Evolving strategies in transaction monitoring for enhanced financial security

security

Risk-based transaction monitoring represents a proactive method aimed at detecting financial crimes by closely analysing financial transactions to unearth potentially fraudulent patterns or signs of money laundering.

According to Flagright, this methodology is meticulously tailored to align with the unique risks associated with each customer, considering aspects like their transaction behaviours, geographical location, and business nature.

From its humble beginnings as a manual process, transaction monitoring has seen significant evolution. Initially, compliance officers had to review each transaction individually, a method both time-consuming and susceptible to errors. With the rise of digital banking and the corresponding increase in transaction volumes, automated transaction monitoring systems emerged, employing sophisticated algorithms to analyse transactions in real time, thus enhancing both detection rates and operational efficiency.

While traditional transaction monitoring systems rely on a batch-based methodology, processing transactions in bulk over specified intervals, this approach often delays the detection of suspicious transactions. Conversely, real-time transaction monitoring analyses transactions instantaneously, facilitating swift detection and response, which dramatically lowers the risk of financial crime.

Financial institutions are governed by strict regulatory mandates designed to curb money laundering and other financial crimes. Non-compliance could lead to severe penalties, damage to reputation, and even legal challenges, underscoring the importance of having robust and up-to-date transaction monitoring systems in place.

Adopting a risk-based approach allows financial institutions to actively manage risks by concentrating on high-risk customers and transactions. This strategy not only aids in identifying and mitigating potential threats before they escalate but also demonstrates an institution’s commitment to safeguarding assets and bolstering customer trust.

Implementation steps include:

  • Conducting a thorough risk assessment.
  • Selecting an appropriate transaction monitoring system.
  • Configuring monitoring rules based on assessed risks.
  • Integrating the system with both internal and external data sources.
  • Performing rule simulations and back-testing prior to full-scale implementation.
  • Training compliance teams comprehensively.
  • Regularly updating the system and rules to adapt to new risks and regulatory changes.

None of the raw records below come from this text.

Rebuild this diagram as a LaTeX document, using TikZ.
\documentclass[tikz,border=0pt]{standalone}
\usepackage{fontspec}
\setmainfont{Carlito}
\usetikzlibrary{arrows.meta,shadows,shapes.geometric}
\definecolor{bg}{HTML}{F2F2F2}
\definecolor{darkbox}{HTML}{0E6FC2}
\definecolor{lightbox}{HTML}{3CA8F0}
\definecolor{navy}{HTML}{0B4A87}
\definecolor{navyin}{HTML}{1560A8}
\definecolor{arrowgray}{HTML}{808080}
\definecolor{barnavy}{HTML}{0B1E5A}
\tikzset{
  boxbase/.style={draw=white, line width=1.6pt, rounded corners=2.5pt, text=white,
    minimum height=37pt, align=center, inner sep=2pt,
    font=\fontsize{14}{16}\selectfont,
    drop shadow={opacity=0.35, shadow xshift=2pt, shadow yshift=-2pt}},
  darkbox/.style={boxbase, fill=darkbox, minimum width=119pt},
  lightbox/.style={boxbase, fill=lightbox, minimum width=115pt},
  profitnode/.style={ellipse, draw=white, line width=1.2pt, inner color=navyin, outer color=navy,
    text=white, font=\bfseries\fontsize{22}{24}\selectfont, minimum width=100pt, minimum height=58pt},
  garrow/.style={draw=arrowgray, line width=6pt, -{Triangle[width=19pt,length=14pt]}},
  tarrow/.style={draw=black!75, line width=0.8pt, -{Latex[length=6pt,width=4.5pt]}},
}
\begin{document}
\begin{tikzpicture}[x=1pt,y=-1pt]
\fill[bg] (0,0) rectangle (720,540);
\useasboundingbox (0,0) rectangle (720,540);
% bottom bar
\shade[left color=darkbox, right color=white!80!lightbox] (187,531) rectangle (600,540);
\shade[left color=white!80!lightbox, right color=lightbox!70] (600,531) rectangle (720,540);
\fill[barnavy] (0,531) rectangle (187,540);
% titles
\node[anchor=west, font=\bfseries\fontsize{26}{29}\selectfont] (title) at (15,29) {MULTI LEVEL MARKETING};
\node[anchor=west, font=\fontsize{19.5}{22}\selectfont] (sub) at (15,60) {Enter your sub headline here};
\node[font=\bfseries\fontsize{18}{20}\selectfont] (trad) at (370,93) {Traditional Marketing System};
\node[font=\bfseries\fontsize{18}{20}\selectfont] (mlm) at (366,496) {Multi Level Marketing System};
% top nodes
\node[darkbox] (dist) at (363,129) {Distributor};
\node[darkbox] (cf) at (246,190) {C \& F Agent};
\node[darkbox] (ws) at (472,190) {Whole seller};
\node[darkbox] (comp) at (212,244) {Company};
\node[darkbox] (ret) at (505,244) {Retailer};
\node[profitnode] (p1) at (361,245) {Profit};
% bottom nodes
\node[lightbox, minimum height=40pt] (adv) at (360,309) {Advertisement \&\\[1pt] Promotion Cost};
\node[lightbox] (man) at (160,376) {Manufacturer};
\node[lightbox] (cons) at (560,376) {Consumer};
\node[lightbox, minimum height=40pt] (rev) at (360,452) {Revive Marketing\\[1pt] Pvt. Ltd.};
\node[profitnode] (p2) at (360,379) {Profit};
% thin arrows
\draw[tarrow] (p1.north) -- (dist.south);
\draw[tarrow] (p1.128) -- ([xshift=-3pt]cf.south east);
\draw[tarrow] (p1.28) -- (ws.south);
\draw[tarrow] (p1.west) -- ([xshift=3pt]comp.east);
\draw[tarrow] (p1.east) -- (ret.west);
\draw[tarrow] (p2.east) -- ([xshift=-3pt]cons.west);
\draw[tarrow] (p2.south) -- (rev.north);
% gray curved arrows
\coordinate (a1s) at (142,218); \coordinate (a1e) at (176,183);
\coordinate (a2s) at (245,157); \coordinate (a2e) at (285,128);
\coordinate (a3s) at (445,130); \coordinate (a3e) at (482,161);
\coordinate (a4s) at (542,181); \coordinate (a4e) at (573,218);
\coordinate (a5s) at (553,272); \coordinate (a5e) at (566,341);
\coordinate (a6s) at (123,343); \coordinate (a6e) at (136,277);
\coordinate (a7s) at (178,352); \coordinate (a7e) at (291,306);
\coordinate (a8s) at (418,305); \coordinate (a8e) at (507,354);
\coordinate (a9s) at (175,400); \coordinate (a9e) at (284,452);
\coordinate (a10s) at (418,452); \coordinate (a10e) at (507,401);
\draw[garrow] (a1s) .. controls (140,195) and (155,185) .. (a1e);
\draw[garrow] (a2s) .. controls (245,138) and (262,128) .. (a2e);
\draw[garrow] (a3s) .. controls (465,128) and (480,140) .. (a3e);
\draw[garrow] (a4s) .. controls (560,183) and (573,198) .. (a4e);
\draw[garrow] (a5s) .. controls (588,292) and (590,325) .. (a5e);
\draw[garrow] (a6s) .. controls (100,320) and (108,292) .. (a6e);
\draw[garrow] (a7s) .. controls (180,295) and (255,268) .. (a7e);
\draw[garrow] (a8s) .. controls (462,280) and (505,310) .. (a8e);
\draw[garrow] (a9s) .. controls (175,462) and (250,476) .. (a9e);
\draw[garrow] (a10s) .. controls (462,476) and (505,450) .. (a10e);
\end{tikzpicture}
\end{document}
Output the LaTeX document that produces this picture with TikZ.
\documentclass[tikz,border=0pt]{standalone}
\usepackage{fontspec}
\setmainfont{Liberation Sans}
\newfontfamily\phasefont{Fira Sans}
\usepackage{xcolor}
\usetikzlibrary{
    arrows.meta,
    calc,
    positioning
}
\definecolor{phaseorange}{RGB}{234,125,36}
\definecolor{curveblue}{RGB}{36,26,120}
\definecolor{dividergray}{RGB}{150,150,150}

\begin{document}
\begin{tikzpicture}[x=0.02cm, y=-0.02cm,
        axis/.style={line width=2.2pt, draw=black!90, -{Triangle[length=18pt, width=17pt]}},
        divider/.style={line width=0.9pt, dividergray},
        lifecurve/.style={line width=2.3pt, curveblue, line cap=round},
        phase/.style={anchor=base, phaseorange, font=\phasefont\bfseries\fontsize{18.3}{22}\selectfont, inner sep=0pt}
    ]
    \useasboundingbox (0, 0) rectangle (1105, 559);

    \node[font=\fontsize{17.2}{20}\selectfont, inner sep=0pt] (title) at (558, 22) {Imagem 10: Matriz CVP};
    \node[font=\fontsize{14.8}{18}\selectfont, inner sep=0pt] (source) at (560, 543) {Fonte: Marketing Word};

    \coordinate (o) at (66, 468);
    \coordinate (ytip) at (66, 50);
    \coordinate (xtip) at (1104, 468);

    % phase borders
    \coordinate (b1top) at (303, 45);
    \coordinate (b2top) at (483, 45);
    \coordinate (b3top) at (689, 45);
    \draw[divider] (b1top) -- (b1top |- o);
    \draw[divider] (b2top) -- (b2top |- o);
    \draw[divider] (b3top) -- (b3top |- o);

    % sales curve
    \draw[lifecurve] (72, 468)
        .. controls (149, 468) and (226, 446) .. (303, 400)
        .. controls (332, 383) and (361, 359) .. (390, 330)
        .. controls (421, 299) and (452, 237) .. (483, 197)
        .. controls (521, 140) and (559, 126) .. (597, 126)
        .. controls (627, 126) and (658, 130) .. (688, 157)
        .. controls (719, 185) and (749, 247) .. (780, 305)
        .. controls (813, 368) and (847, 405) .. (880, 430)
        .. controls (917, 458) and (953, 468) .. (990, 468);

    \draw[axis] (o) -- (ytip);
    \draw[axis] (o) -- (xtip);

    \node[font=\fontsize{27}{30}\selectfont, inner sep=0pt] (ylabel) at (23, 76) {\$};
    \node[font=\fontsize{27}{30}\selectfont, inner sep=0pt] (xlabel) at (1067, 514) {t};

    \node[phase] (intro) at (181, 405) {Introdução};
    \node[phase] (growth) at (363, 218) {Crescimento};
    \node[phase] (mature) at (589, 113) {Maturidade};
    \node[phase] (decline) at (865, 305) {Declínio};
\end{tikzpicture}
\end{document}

The future of transaction monitoring will heavily rely on technological advancements like advanced analytics, machine learning, and artificial intelligence. Embracing these innovations will be crucial for financial institutions to stay ahead of criminals in the rapidly evolving digital economy.

Continuous improvement, deep understanding of associated risks, and a willingness to adapt to changes are essential for effectively combating financial crime.